Hundreds of people gathered in town : ladies in bounteous hoop skirts, men in top hats, boys in knee pants and girls in calico dresses, hair tied with ribbons. The sharp lines of soldiers’ uniforms, mostly blue, cut fine figures around the perimeter of the crowd. Red, white and blue flags and buntings were everywhere – waving on sticks, adorning brick buildings and buggies.  A brass band provided music from the town square gazebo.

Pat Mullaney burst out of the telegraph office on Main Street waving a telegram high in the air. He ran to the courthouse steps, pushed his wire glasses up on his nose, adjusted his visor and cleared his throat.

“Ladies and gentlemen, here is the news from Wheeling,” he announced and began to read the telegram.

“Wheeling, West Virginia. June twentieth, 1863.

This day ushers into being the new State of West Virginia and adds the thirty fifth star to the constellation of the American Union. STOP.

The old Government goes out and the new one comes in. STOP. Today Governor Pierpont bids us a formal farewell and Gov. Boreman will be inaugurated as his successor. STOP. Today the Legislature of the new State meets for organization.”

The crowd burst into shouts. “Hurrah!” “Long Live West Virginia!” “God bless the United States of America!” “God bless President Lincoln!” Hats of all types flew into the air above Main Street.

Then other shouts came;

“Boo!” “We will not give up the fight!” “Down with West Virginia!” “God bless President Jefferson Davis!”

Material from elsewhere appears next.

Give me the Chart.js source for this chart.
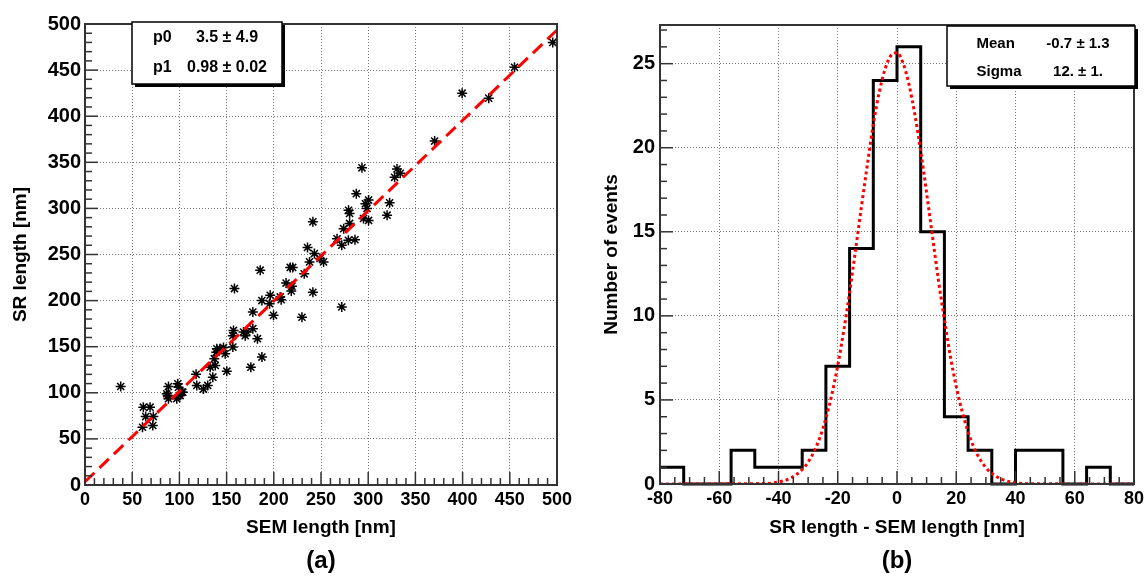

A group of men wearing work shirts and dungarees broke into song:

“Our Dixie forever!

She’s never at a loss!

Down with the eagle

And up with the cross!”

The chorus was drowned out by booing and shushing onlookers. Mayor John Jones and Pastor Murphy joined Pat on the courthouse steps as most people applauded.

My heart swelled as I looked around.  We had snatched our mountain home back from secession. I only wished that I could have cast a ballot for statehood. Maybe someday, I thought, when Lucy is grown she will have the right to vote just like men.

Suzanne came to stand next to me and we hugged. “The day we have waited for!” she said with a smile. “Now please God, let the war be over soon.”